** Start The input **

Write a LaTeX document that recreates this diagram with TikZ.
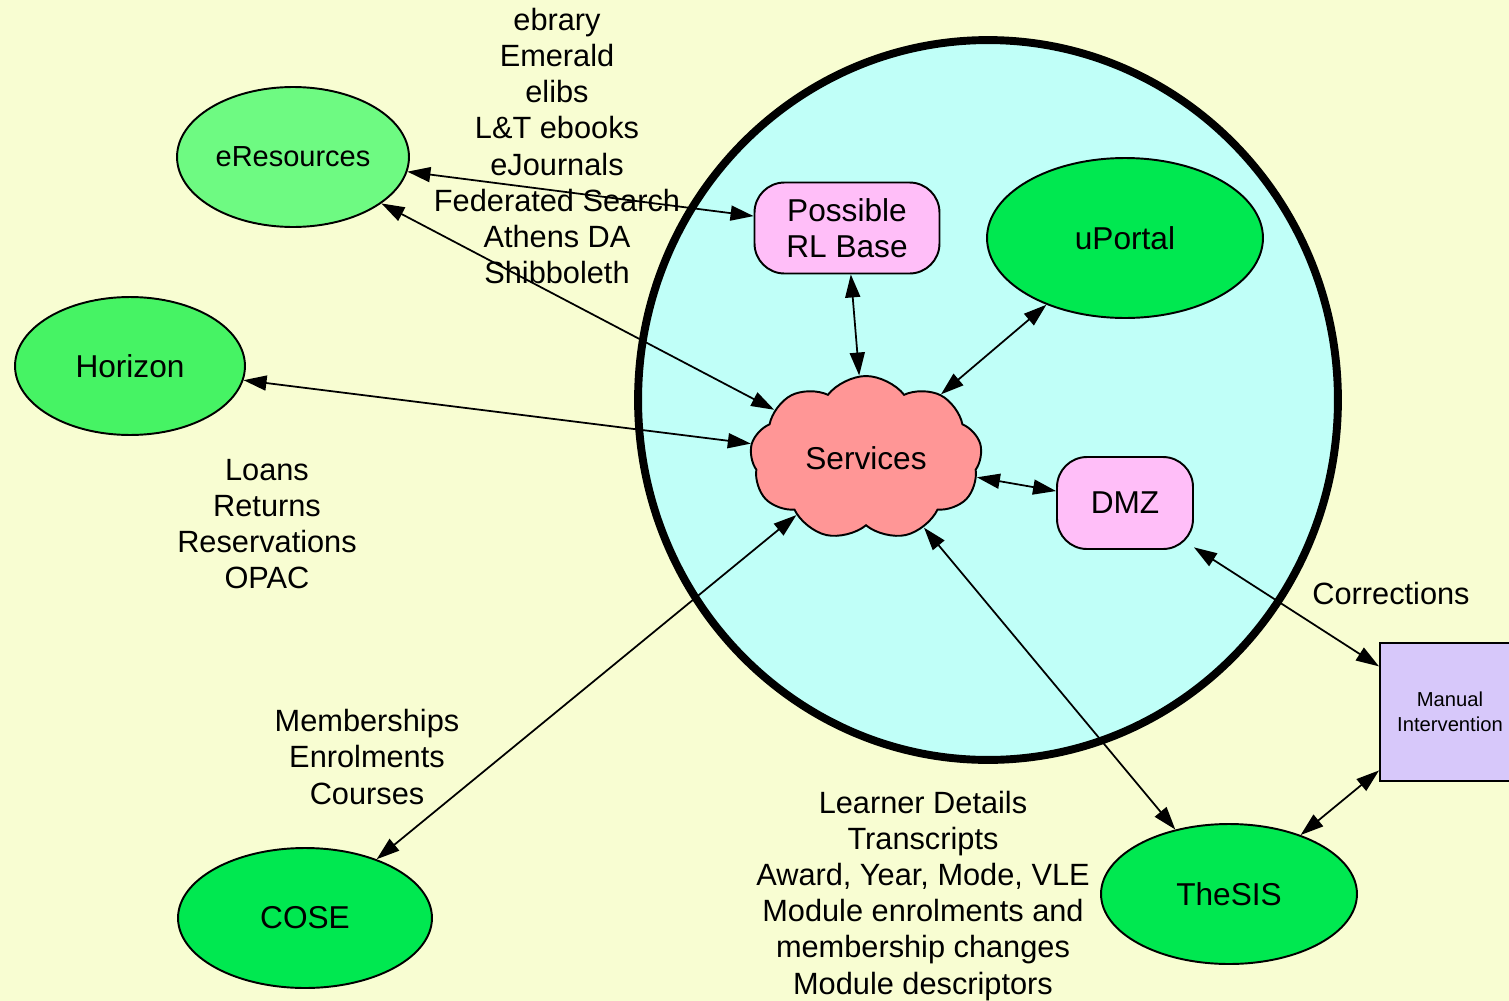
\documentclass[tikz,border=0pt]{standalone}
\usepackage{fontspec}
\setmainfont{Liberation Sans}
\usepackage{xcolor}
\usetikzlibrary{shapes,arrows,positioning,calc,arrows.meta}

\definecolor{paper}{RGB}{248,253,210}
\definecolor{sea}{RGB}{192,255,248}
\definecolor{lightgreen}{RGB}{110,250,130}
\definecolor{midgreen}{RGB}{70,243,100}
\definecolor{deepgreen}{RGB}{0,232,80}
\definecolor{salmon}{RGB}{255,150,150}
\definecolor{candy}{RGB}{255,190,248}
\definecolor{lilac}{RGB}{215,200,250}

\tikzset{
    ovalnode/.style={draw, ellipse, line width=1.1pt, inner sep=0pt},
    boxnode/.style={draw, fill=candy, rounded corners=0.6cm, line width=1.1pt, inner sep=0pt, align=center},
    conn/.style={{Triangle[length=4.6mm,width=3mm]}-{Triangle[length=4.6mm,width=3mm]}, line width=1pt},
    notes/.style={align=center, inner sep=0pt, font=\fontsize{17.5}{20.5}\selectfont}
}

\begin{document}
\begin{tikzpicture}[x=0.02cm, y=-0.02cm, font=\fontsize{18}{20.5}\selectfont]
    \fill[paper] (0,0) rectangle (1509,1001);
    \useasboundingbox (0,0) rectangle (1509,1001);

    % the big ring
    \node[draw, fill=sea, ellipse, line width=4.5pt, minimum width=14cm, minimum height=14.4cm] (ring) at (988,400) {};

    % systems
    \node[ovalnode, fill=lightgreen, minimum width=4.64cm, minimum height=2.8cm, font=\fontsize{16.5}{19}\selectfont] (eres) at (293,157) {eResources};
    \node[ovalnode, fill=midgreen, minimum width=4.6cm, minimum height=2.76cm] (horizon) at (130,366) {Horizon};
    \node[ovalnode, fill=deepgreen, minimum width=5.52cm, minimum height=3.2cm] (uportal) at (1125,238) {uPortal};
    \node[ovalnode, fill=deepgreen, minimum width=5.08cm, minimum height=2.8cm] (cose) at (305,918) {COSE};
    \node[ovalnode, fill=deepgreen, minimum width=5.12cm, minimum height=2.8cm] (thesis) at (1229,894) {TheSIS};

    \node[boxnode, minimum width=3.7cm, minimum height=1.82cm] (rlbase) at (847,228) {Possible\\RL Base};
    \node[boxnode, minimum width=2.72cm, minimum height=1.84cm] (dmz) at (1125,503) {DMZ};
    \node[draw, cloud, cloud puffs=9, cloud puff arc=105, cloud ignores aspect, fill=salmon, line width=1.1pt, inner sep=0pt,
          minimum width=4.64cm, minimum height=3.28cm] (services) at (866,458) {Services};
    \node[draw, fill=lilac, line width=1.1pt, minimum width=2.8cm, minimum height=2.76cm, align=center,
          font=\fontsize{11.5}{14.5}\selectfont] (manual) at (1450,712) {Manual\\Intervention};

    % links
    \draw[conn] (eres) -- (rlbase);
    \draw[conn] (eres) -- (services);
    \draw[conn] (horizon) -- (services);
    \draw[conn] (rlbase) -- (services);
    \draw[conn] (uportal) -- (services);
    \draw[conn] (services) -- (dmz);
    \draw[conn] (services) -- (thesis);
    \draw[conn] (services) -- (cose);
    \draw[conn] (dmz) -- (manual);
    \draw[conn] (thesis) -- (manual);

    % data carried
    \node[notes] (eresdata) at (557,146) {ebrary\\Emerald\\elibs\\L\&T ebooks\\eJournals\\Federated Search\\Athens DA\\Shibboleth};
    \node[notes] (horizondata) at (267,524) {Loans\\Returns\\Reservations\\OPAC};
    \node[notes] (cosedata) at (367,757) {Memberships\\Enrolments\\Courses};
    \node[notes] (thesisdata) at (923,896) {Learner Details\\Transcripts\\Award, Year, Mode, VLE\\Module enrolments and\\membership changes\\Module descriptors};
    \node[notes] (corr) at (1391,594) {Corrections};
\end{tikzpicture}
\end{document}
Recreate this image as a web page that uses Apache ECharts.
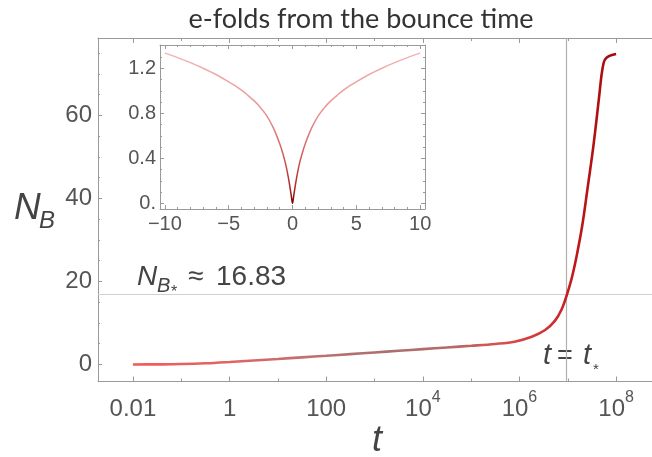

** End The input **

In the entries above, identify every line with the word "this". Copy those lines.

Write a LaTeX document that recreates this diagram with TikZ.
Recreate this image as a web page that uses Apache ECharts.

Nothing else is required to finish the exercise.